MHD simulation of the distribution of the gasdynamic parameters and magnetic field behind the Earth’s bow shock under sharp variations in the solar wind dynamic pressure

The distributions of the gasdynamic parameters (density, pressure, and velocity) and the magnetic field behind the Earth’s bow shock (on the outer boundary of the magnetosheath) generated under sharp variations in the solar wind dynamic pressure are found in the three-dimensional non-planepolarized formulation with allowance for the interplanetary magnetic field within the framework of the ideal magnetohydrodynamic model using the solution to the MHD Riemann problem of breakdown of an arbitrary discontinuity. Such a discontinuity which depends on the inclination of an element of the bow shock surface arises when a contact discontinuity traveling together with the solar wind and on which the solar wind density and, consequently, the dynamic pressure, increases or decreases suddenly impinges on the Earth’s bow shock and propagates along its surface initiating the development of to six waves or discontinuities (shocks).

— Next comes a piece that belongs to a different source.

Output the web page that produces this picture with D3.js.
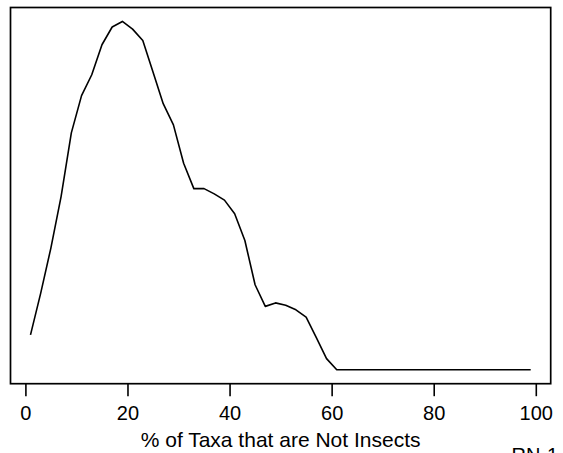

The general interaction pattern is constructed for the entire bow shock surface as a mosaic of exact solutions to the MHD Riemann problem obtained on computer using an original software (MHD Riemann solver) so that the flow pattern is a function of the angular surface coordinates (latitude and longitude). The calculations are carried out for various jumps in density on the contact discontinuity and characteristics parameters of the solar wind and interplanetary magnetic field at the Earth’s orbit. It is found that there exist horseshoe zones on the bow shock in which the increase in the density and the magnetic field strength in the fast shock waves or their reduced decrease in the fast rarefaction waves penetrating into the magnetosheath and arising as a result of sharp variation in the solar wind dynamic pressure is superposed on significant drop in the density and growth in the magnetic field strength in slow rarefaction waves. The distributions of the hydrodynamic parameters and the magnetic field can be used to interpret measurements carried out on spacecraft in the solar wind at the libration point and orbiters in the neighborhood of the Earth’s magnetosphere.